1. Agricultural employers who anticipate a labor shortage for temporary or seasonal jobs may petition the government for permission to employ foreign workers on a temporary basis pursuant to the H-2A visa program. 8 U.S.C. § 1101(a)(15)(H)(ii)(a). Before the Immigration and Naturalization Service will approve an application, the employer must certify that there is a domestic labor shortage and that employing foreign workers will not adversely affect the wages and working conditions of similarly employed American workers. Id. § 1188(a)(1).
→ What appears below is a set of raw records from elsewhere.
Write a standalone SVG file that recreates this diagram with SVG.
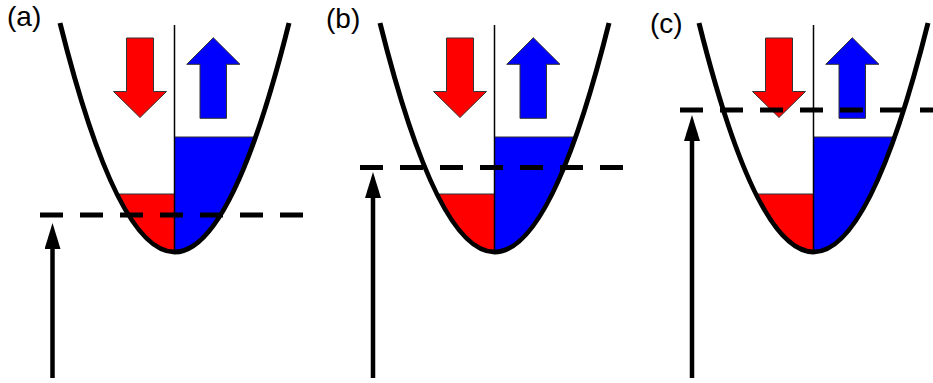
<svg xmlns="http://www.w3.org/2000/svg" xmlns:xlink="http://www.w3.org/1999/xlink" width="933" height="383" viewBox="0 0 933 383">
<style>
.lbl{font-family:"Liberation Sans",Arial,sans-serif;font-size:28px;fill:#000}
.curve{fill:none;stroke:#000;stroke-width:5}
.axis{stroke:#000;stroke-width:1.5}
.dn{fill:#ff0000;stroke:#333;stroke-width:1}
.up{fill:#0000ff;stroke:#333;stroke-width:1}
.fermi{stroke:#000;stroke-width:5;stroke-dasharray:23 17;fill:none}
.energy{stroke:#000;stroke-width:4.5;fill:none;marker-end:url(#ah)}
</style>
<defs>
<clipPath id="well">
<path d="M60,23 Q174.5,481 289,23 Z"/>
</clipPath>
<marker id="ah" markerUnits="userSpaceOnUse" viewBox="0 0 26 16" markerWidth="26" markerHeight="16" refX="6" refY="8" orient="auto">
<path d="M0,0 L26,8 L0,16 Z" fill="#000"/>
</marker>
<g id="band">
<g clip-path="url(#well)">
<rect class="dn" x="100" y="194" width="74.5" height="70"/>
<rect class="up" x="174.5" y="137" width="100" height="130"/>
</g>
<path class="axis" d="M174.5,25 V252"/>
<path class="curve" d="M60,23 Q174.5,481 289,23"/>
<polygon class="dn" points="126.5,38 153.5,38 153.5,91.5 166.5,91.5 140,117.5 113.5,91.5 126.5,91.5"/>
<polygon class="up" points="200,118.3 226.5,118.3 226.5,64.3 240,64.3 213.3,37.7 186.7,64.3 200,64.3"/>
</g>
</defs>

<g id="panel-a">
<text class="lbl" x="7" y="26">(a)</text>
<use xlink:href="#band" href="#band"/>
</g>
<g id="panel-b" transform="translate(320,0)">
<text class="lbl" x="6" y="27.5">(b)</text>
<use xlink:href="#band" href="#band"/>
</g>
<g id="panel-c" transform="translate(639,0)">
<text class="lbl" x="11" y="32.5">(c)</text>
<use xlink:href="#band" href="#band"/>
</g>

<g id="connectors">
<path class="energy" d="M52.5,378 V243"/>
<path class="fermi" d="M40,215 H303"/>
<path class="energy" d="M373,378 V192"/>
<path class="fermi" d="M360,167.5 H623"/>
<path class="energy" d="M692,378 V135"/>
<path class="fermi" d="M680,110 H943"/>
</g>
</svg>
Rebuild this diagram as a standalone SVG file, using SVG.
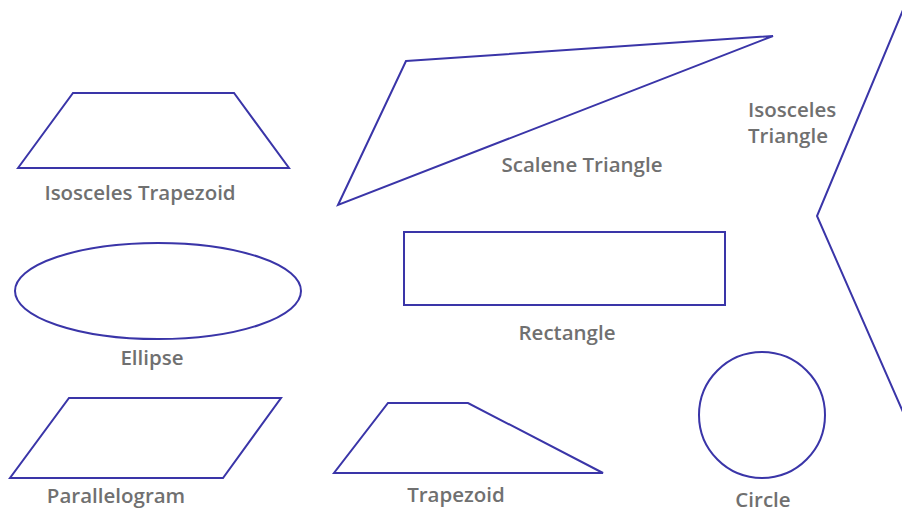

2. Six other circuits reached the same conclusion. And although many of these decisions were handed down after 1984, each involved events that preceded the enactment of the 1984 amendments. See Lopez v. Pan Am World Services, Inc., 813 F.2d 1118 (11th Cir.1987); S.F. DeYoreo v. Bell Helicopter Textron, Inc., 785 F.2d 1282 (5th Cir.1986); Ralis v. RFE/RL, Inc., 770 F.2d 1121 (D.C.Cir.1985); Pfeiffer v. Wm. Wrigley Jr. Co., 755 F.2d 554 (7th Cir.1985); Zahourek v. Arthur Young & Co., 750 F.2d 827 (10th Cir.1984); Cleary v. U.S. Lines, Inc., 728 F.2d 607 (3d Cir.1984).
3. Reyes-Gaona separately claims that the issue of extra-territoriality is not properly before this court because the district court did not address the issue below. This is wrong. It is axiomatic that “we may affirm the dismissal by the district court on the basis of any ground supported by the record even if it is not the basis relied upon by the district court.” Ostrzenski v. Seigel, 177 F.3d 245, 253 (4th Cir.1999).
WILKINSON, Chief Judge:
Affirmed by published opinion. Chief Judge WILKINSON wrote the opinion, in which Judge DUFFY joined. Judge MOTZ wrote an opinion concurring in the judgment.